- Genre: Documentary film
- Directed by: Daniel Gordon; Arne Birkenstock; Zakaria Rahmani;
- Country of origin: United Kingdom

Production
- Producer: Erik Winker
- Production companies: Corso Films; Fruitmarket; Phiphen Pictures; Embankment Films;

Original release
- Network: Sky Documentaries
- Release: November 26, 2023

= Stasi FC =

History documentary television film

Stasi FC is a 2023 Sky Documentary about Stasi control over association football in East Germany from the late 1970s, allegedly leading to their preferred team, football club Berliner FC Dynamo, winning ten consecutive league titles. It is directed by Daniel Gordon and Arne Birkenstock and produced by Erik Winker. Production companies on the documentary are Corso Films, Fruitmarket and Phiphen Pictures, and it is executive produced by Embankment Films.

==Synopsis==
The Stasi allegedly used bribes, threats, surveillance, forced transfers and murder to advance its interests in sports. Its preferred football team, football club Berliner FC Dynamo, had a decade-long era of success before the collapse of the Berlin Wall.

However, the team's success was not only down to alleged intimidation or dodgy refereeing. Former rival players today admit that BFC Dynamo undoubtly had a top team. The club was supported by youth work more advanced than that in the West.

The documentary uses personal testimony from survivors of the era combined with access to the Stasi Files, 111 linear kilometres of corridors containing Stasi paperwork and communications from the Stasi Records Agency.

==Cast==
- Gerd Weber
- Ralf Minge
- Falko Götz
- Dirk Schlegel
- René Müller
- Alan McDougall
- Harald Wittstock
- Roland Jahn
- Bernd Stange
- Rolf Walter
- Sven Friedrich
- Bernd Heynemann
- Bodo Rudwaleit

==Production==
The project was unveiled by Sky Documentaries in August 2022 entitled intrusion: Stasi FC. It is directed by Daniel Gordon and Arne Birkenstock and produced by Erik Winker.
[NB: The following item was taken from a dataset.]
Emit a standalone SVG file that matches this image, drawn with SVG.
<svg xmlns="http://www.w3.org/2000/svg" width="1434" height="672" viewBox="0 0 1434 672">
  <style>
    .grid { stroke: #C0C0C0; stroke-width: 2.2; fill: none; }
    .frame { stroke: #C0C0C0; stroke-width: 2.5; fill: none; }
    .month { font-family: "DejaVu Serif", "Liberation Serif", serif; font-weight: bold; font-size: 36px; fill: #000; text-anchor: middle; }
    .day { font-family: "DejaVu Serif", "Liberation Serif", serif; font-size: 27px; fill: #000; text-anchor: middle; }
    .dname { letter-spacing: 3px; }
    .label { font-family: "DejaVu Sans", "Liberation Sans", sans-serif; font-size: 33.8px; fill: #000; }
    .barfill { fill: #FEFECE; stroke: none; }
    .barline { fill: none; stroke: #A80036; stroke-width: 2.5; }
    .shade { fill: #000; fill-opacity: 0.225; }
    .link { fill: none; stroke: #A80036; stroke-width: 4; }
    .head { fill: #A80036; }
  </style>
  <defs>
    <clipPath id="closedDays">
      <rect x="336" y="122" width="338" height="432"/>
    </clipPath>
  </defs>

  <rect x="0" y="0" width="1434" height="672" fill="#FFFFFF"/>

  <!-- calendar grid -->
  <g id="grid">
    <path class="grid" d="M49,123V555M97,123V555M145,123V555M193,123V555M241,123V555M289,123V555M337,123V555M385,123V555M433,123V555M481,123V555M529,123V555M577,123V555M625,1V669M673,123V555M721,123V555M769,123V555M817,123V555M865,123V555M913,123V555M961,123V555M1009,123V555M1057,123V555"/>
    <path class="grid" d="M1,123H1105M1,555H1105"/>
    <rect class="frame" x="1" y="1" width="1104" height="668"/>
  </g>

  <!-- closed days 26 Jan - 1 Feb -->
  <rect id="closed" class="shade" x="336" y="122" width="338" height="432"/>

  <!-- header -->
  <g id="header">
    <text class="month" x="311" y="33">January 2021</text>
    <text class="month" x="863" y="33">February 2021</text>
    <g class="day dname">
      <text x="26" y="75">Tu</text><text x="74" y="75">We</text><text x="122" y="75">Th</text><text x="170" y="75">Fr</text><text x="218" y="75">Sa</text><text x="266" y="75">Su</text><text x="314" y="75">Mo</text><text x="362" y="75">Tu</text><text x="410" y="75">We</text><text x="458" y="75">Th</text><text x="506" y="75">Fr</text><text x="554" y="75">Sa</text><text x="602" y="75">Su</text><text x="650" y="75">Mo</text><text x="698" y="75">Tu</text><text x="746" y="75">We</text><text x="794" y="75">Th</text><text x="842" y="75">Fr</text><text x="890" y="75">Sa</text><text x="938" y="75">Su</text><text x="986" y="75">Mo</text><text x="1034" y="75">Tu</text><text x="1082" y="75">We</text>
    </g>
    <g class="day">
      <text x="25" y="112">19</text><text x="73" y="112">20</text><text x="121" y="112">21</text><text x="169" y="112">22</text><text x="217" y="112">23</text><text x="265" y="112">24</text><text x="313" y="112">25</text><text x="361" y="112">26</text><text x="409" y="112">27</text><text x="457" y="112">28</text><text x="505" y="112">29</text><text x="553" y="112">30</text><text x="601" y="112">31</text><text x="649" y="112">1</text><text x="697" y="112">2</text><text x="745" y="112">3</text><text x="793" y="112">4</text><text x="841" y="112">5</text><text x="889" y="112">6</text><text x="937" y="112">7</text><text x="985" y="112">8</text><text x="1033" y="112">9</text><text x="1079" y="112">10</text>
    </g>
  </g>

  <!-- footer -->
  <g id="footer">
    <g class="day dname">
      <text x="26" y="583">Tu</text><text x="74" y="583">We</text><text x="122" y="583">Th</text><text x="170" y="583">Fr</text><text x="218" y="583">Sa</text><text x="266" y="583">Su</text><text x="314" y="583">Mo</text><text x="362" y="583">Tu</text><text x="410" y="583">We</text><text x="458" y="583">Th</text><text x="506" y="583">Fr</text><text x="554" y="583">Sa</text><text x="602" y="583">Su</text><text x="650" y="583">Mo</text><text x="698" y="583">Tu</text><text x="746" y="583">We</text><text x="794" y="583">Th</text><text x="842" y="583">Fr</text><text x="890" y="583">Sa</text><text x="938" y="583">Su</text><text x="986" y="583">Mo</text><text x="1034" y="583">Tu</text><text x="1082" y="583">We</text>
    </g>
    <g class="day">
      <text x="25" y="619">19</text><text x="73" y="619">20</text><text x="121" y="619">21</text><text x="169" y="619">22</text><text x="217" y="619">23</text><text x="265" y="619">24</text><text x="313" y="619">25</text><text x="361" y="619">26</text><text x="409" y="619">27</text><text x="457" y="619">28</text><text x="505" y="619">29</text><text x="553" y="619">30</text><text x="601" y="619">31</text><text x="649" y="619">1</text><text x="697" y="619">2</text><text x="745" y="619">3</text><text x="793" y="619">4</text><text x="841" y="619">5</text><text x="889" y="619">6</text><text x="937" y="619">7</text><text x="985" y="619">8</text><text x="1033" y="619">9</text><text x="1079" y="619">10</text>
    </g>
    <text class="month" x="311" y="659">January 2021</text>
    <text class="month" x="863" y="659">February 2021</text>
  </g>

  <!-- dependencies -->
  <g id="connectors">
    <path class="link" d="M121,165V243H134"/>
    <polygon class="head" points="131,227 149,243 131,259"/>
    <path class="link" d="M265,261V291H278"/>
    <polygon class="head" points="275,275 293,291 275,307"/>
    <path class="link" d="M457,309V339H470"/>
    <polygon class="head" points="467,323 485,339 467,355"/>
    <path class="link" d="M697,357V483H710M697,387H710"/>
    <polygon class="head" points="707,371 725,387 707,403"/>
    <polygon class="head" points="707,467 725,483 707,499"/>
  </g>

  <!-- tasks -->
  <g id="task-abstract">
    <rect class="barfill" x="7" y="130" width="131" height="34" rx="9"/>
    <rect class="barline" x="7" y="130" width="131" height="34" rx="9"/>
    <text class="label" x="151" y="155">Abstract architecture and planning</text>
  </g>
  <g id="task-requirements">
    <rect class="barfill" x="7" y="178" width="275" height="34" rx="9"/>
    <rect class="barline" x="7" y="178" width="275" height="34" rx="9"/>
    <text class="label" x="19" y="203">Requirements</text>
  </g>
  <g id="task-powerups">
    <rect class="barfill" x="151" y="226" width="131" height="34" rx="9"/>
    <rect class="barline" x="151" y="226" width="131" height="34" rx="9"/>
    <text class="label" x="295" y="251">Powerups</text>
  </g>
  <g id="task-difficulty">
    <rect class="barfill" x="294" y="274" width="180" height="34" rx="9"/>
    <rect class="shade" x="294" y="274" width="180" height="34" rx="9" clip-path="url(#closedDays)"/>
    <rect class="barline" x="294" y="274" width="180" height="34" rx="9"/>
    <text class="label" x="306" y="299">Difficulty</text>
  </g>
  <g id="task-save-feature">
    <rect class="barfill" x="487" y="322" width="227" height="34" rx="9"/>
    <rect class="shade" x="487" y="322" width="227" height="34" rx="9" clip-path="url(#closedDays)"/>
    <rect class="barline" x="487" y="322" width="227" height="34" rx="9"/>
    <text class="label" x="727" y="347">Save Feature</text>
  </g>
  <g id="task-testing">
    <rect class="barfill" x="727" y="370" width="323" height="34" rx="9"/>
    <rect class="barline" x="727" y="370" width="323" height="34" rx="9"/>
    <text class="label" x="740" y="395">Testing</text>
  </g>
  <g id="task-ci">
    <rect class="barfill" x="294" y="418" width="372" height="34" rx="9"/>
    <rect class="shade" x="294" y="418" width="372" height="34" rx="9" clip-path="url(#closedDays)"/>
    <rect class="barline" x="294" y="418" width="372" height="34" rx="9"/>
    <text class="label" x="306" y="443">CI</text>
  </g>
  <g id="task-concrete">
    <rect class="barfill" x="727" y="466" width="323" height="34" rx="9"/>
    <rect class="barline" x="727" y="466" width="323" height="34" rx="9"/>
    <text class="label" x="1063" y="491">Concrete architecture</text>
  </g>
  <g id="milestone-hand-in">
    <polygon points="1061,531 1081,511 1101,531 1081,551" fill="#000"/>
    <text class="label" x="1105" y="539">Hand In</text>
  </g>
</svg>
Production companies on the documentary are Corso Films, Fruitmarket and Phiphen Pictures, and it is executive produced by Embankment Films.

==Broadcast==
It was broadcast in the UK on Sky Documentaries on 26 November 2023.

==Reception==
It was described by Victoria Segal in The Times as “excellent” and evidence that there is “still astonishing stories emerging from behind the Iron Curtain.” Harry Guerin for RTÉ described it as “must see” for documentary fans and sports fans alike. Phil Harrison in The Guardian gave it four stars out of five and said “a documentary about football becomes a documentary about pretty much everything but football.”
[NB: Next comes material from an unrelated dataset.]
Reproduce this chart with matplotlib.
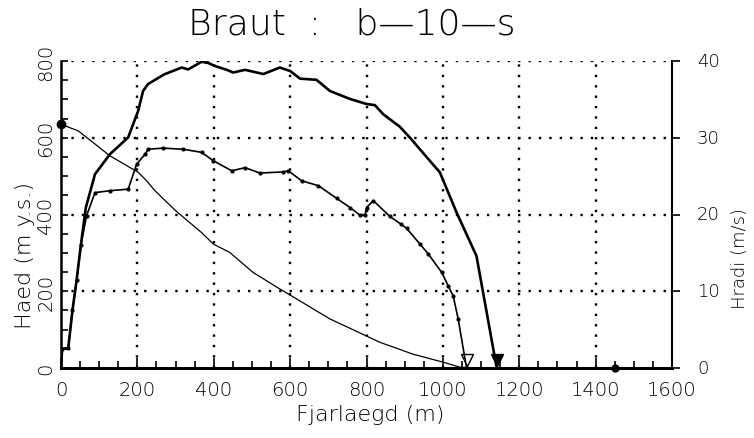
import numpy as np
import matplotlib
matplotlib.use("Agg")
import matplotlib.pyplot as plt
import matplotlib.transforms as mtransforms

# ---- data ----
title = "Braut  :   b\u201410\u2014s"
xlabel = "Fjarlaegd (m)"
ylabel_left = "Haed (m y.s.)"
ylabel_right = "Hradi (m/s)"

# height profile (m above sea level)
dist_h = [0, 45, 67, 128, 202, 224, 246, 300, 368, 399, 442, 503, 573, 595, 704,
          835, 922, 1001, 1045, 1100, 1450]
haed = [635, 618, 601, 553, 510, 488, 462, 410, 353, 323, 301, 249, 206, 193, 128,
        67, 36, 15, 2, 0, 0]

# speed curve 1 (thick), m/s
dist_v1 = [0, 3, 19, 30, 41, 52, 65, 89, 128, 176, 202, 215, 228, 270, 316, 333, 368,
           385, 403, 434, 451, 482, 530, 573, 600, 626, 669, 704, 757, 800, 822, 844,
           887, 914, 958, 992, 1036, 1088, 1141]
hradi1 = [0, 2.5, 2.6, 7.5, 11.5, 16, 20.9, 25.25, 27.85, 30.05, 33.5, 36.1, 37,
          38.25, 39.15, 38.9, 39.9, 39.75, 39.35, 38.85, 38.5, 38.85, 38.3, 39.15,
          38.7, 37.7, 37.55, 36.1, 35.05, 34.4, 34.25, 33.05, 31.45, 30, 27.45, 25.5,
          20.25, 14.6, 0]

# speed curve 2 (medium, with markers), m/s
dist_v2 = [0, 3, 19, 30, 41, 52, 67, 89, 128, 176, 198, 220, 228, 267, 320, 368, 399,
           447, 482, 521, 582, 595, 630, 674, 722, 757, 783, 796, 800, 818, 861, 890,
           905, 940, 962, 997, 1014, 1027, 1040, 1062]
hradi2 = [0, 2.5, 2.6, 7.5, 11.5, 16, 19.85, 22.85, 23.1, 23.3, 26.55, 27.85, 28.5,
          28.65, 28.5, 28.1, 27.0, 25.7, 26.1, 25.4, 25.55, 25.7, 24.4, 23.75, 22.1,
          20.9, 19.9, 19.9, 20.9, 21.8, 19.75, 18.75, 18.2, 16.15, 14.85, 12.45, 10.7,
          9.4, 6.4, 0]

xticks = [0, 200, 400, 600, 800, 1000, 1200, 1400, 1600]
yticks_left = [0, 200, 400, 600, 800]
yticks_right = [0, 10, 20, 30, 40]

# ---- figure ----
plt.rcParams['font.family'] = ['DejaVu Sans']
plt.rcParams['font.weight'] = 'light'
plt.rcParams['axes.labelweight'] = 'light'
fig = plt.figure(figsize=(7.54, 4.39), dpi=100)
ax = fig.add_axes([61/754, 1 - 369/439, (672-61)/754, (369-62)/439])
ax2 = ax.twinx()

ax.set_xlim(0, 1600)
ax.set_ylim(0, 800)
ax2.set_ylim(0, 40)

# grid (dotted)
for xv in xticks[1:-1]:
    ax.axvline(xv, color='black', lw=1.7, ls=(0, (1, 3.4)), zorder=1)
for yv in yticks_left[1:]:
    ax.axhline(yv, color='black', lw=1.7, ls=(0, (1, 3.4)), zorder=1)

# curves
ax.plot(dist_h, haed, color='black', lw=0.9, zorder=3)
ax.plot(dist_h[0], haed[0], 'o', color='black', ms=6, zorder=4, clip_on=False)
ax.plot(dist_h[-1], haed[-1], 'o', color='black', ms=5, zorder=4, clip_on=False)

ax2.plot(dist_v1, hradi1, color='black', lw=1.9, zorder=3)
ax2.plot(dist_v2, hradi2, color='black', lw=1.2, marker='o', ms=2.0, zorder=3)

up = mtransforms.offset_copy(ax2.transData, fig=fig, x=0, y=6, units='points')
ax2.plot(dist_v2[-1], hradi2[-1], marker='v', ms=8, mfc='white', mec='black',
         mew=1.0, transform=up, clip_on=False)
ax2.plot(dist_v1[-1], hradi1[-1], marker='v', ms=8, color='black',
         transform=up, clip_on=False)

# spines
ax.spines['top'].set_visible(False)
ax2.spines['top'].set_visible(False)
ax.spines['right'].set_visible(False)
ax.spines['bottom'].set_linewidth(2.2)
ax.spines['left'].set_linewidth(1.8)
ax2.spines['right'].set_linewidth(1.5)
ax2.spines['left'].set_visible(False)
ax2.spines['bottom'].set_visible(False)

# ticks
ax.set_xticks(xticks)
ax.set_xticks(np.arange(0, 1601, 50), minor=True)
ax.set_yticks(yticks_left)
ax.set_yticks(np.arange(0, 801, 50), minor=True)
ax.tick_params(axis='x', which='both', direction='in', length=5, width=1.2,
               labelsize=14, pad=9)
ax.tick_params(axis='y', which='both', direction='in', length=5, width=1.2,
               labelsize=14, pad=4)
ax.tick_params(axis='x', which='major', length=7)
for lab in ax.get_yticklabels():
    lab.set_rotation(90)
    lab.set_va('center')

ax2.set_yticks(yticks_right)
ax2.tick_params(axis='y', direction='out', length=6, width=1.2, labelsize=13, pad=12)
for lab in ax2.get_yticklabels():
    lab.set_va('center')

ax.set_xlabel(xlabel, fontsize=16, fontweight='light')
ax.xaxis.label.set_va('center')
ax.xaxis.set_label_coords(0.506, -0.15)
ax.set_ylabel(ylabel_left, fontsize=16, fontweight='light')
ax.yaxis.label.set_va('center')
ax.yaxis.set_label_coords(-0.059, 0.37)
ax2.set_ylabel(ylabel_right, fontsize=13, fontweight='light')
ax2.yaxis.label.set_va('center')
ax2.yaxis.set_label_coords(1.111, 0.36)
fig.text(0.466, 0.945, title, ha='center', va='center', fontsize=26,
         fontweight='light')

fig.savefig("out.png", dpi=100)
The German journalist and author Frank Willmann, in a review for Die Zeit, praised the documentary for successfully conveying the ruthlessness and arbitrariness of East Germany's surveillance system, but considered that the Stasi's activities are somewhat too heavily reduced to Erich Mielke. Willmann also pointed out that players and officials are only presented as victims in the documentary; the active participation of athletes and coaches in Stasi’s surveillance is left out. Here, Willmann argued that the appearances of former East Germany national team coach Bernd Stange and former SG Dynamo Dresden player Gerd Weber in the documentary are questionable, as the documentary completely fails to mention their activities as unofficial collaborators (IM) for the Stasi; Weber was a long-time informant for the Stasi. Willmann also thought that the supporters of BFC Dynamo, who were difficult for authorities to control and who acted with irony, were given far too little attention in the documentary.
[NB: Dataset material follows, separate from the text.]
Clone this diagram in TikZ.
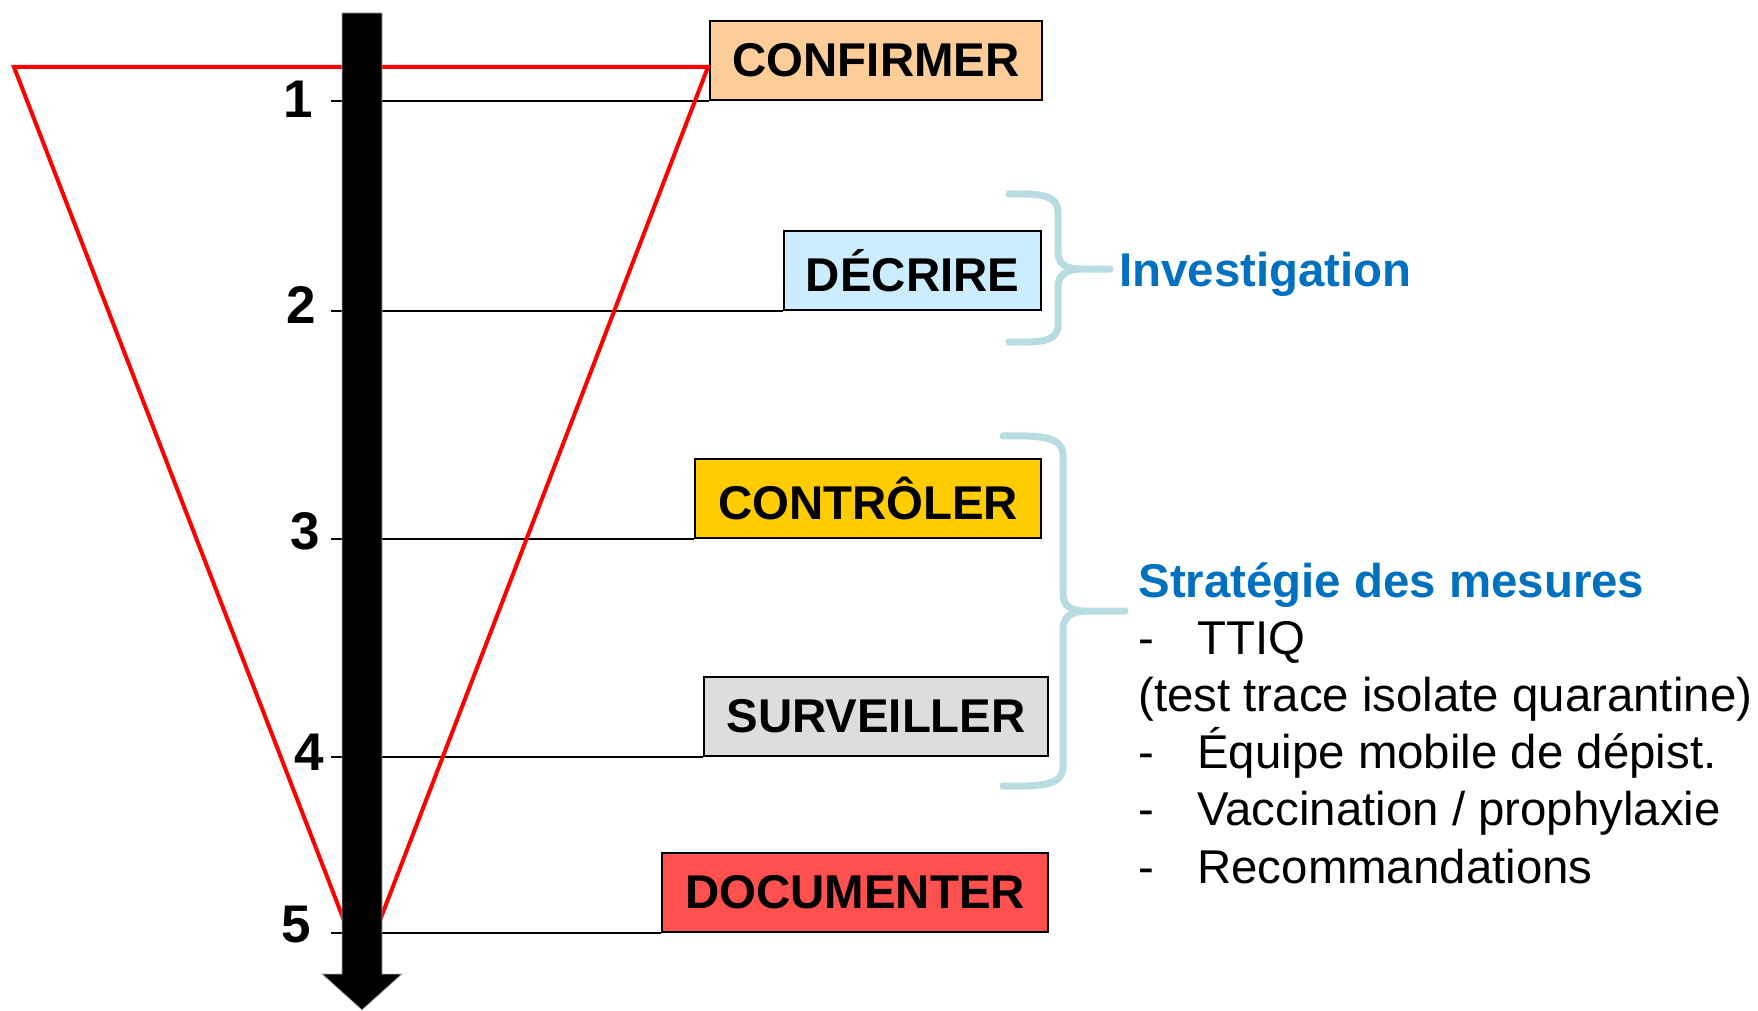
\documentclass[tikz,border=0pt]{standalone}
\usepackage{fontspec}
\setmainfont{Liberation Sans}
\usepackage{tikz}
\usetikzlibrary{positioning, calc}
\definecolor{confpeach}{RGB}{252, 204, 153}
\definecolor{descblue}{RGB}{204, 236, 255}
\definecolor{ctrlgold}{RGB}{255, 204, 0}
\definecolor{survgray}{RGB}{221, 221, 221}
\definecolor{docred}{RGB}{255, 80, 80}
\definecolor{phaseblue}{RGB}{0, 112, 192}
\definecolor{bracecol}{RGB}{183, 221, 226}
\tikzset{
    stepbox/.style={draw=black, line width=0.9pt, minimum height=39.5pt, inner sep=0pt, anchor=south east, font=\fontsize{23.7}{28}\selectfont\bfseries},
    stepnum/.style={font=\fontsize{26.5}{30}\selectfont\bfseries, anchor=base, inner sep=0pt},
    tickline/.style={line width=0.7pt},
    funnel/.style={draw=red, line width=2pt, line join=miter},
    curlybrace/.style={draw=bracecol, line width=3.5pt, line cap=round, line join=round},
    phase/.style={font=\fontsize{23.7}{28}\selectfont\bfseries, text=phaseblue, anchor=base west, inner sep=0pt},
}

\begin{document}
\begin{tikzpicture}[x=0.5pt, y=-0.5pt]
    \useasboundingbox (0,0) rectangle (1758,1011);

    % Steps
    \node[stepbox, fill=confpeach, minimum width=166pt] (confirmer) at (1043,101) {CONFIRMER};
    \node[stepbox, fill=descblue, minimum width=128.5pt] (decrire) at (1042,311) {DÉCRIRE};
    \node[stepbox, fill=ctrlgold, minimum width=173pt] (controler) at (1042,539) {CONTRÔLER};
    \node[stepbox, fill=survgray, minimum width=172pt] (surveiller) at (1049,757) {SURVEILLER};
    \node[stepbox, fill=docred, minimum width=193pt] (documenter) at (1049,933) {DOCUMENTER};

    % Numbers and ticks
    \node[stepnum] (n1) at (298,118) {1};
    \node[stepnum] (n2) at (301,323) {2};
    \node[stepnum] (n3) at (305,549) {3};
    \node[stepnum] (n4) at (309,770) {4};
    \node[stepnum] (n5) at (296,942) {5};
    \coordinate (t1) at (331,101);
    \coordinate (t2) at (331,311);
    \coordinate (t3) at (331,539);
    \coordinate (t4) at (331,757);
    \coordinate (t5) at (331,933);
    \draw[tickline] (t1) -- (confirmer.south west);
    \draw[tickline] (t2) -- (decrire.south west);
    \draw[tickline] (t3) -- (controler.south west);
    \draw[tickline] (t4) -- (surveiller.south west);
    \draw[tickline] (t5) -- (documenter.south west);

    % Funnel
    \draw[funnel] (14,67) -- (708,67) -- (362,967) -- cycle;

    % Time axis
    \filldraw[fill=black, draw=gray!60, line width=0.4pt]
        (342,13) -- (382,13) -- (382,974) -- (402,974) -- (362,1010)
        -- (322,974) -- (342,974) -- cycle;

    % Braces
    \coordinate (invtip) at (1110,269);
    \coordinate (strtip) at (1125,611);
    \draw[curlybrace] (1009,194) .. controls (1042,193) and (1058,196) .. (1058,212)
        -- (1058,252) .. controls (1058,264) and (1066,269) .. (1080,269) -- (invtip)
        -- (1080,269) .. controls (1066,270) and (1058,275) .. (1058,287)
        -- (1058,325) .. controls (1058,341) and (1042,343) .. (1009,342);
    \draw[curlybrace] (1003,436) .. controls (1045,435) and (1063,438) .. (1063,455)
        -- (1063,594) .. controls (1063,606) and (1071,611) .. (1085,611) -- (strtip)
        -- (1085,611) .. controls (1071,612) and (1063,617) .. (1063,629)
        -- (1063,767) .. controls (1063,784) and (1045,787) .. (1003,786);

    % Labels
    \node[phase] (invest) at (1119,286) {Investigation};
    \node[anchor=base west, inner sep=0pt, font=\fontsize{23.7}{28.6}\selectfont] (mesures) at (1138,597) {
        \begin{tabular}[t]{@{}l@{}}
        \textcolor{phaseblue}{\bfseries Stratégie des mesures} \\
        \makebox[29.5pt][l]{-}TTIQ \\
        (test trace isolate quarantine) \\
        \makebox[29.5pt][l]{-}\smash{Équipe mobile de dépist.} \\
        \makebox[29.5pt][l]{-}Vaccination / prophylaxie \\
        \makebox[29.5pt][l]{-}Recommandations
        \end{tabular}
    };
\end{tikzpicture}
\end{document}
In his review of the documentary, Willman pointed out a number of false claims about BFC Dynamo that are told offscreen in the documentary, such as a claim that Erich Mielke was the president of BFC Dynamo and a claim that 96 percent of the members of BFC Dynamo were members of the Stasi. BFC Dynamo had no president during the East German era, only a chairman, whose name was Manfred Kirste. Willmann also pointed out that the claim that all youth players of BFC Dynamo were members of the Stasi from the age of seven is "pure nonsense".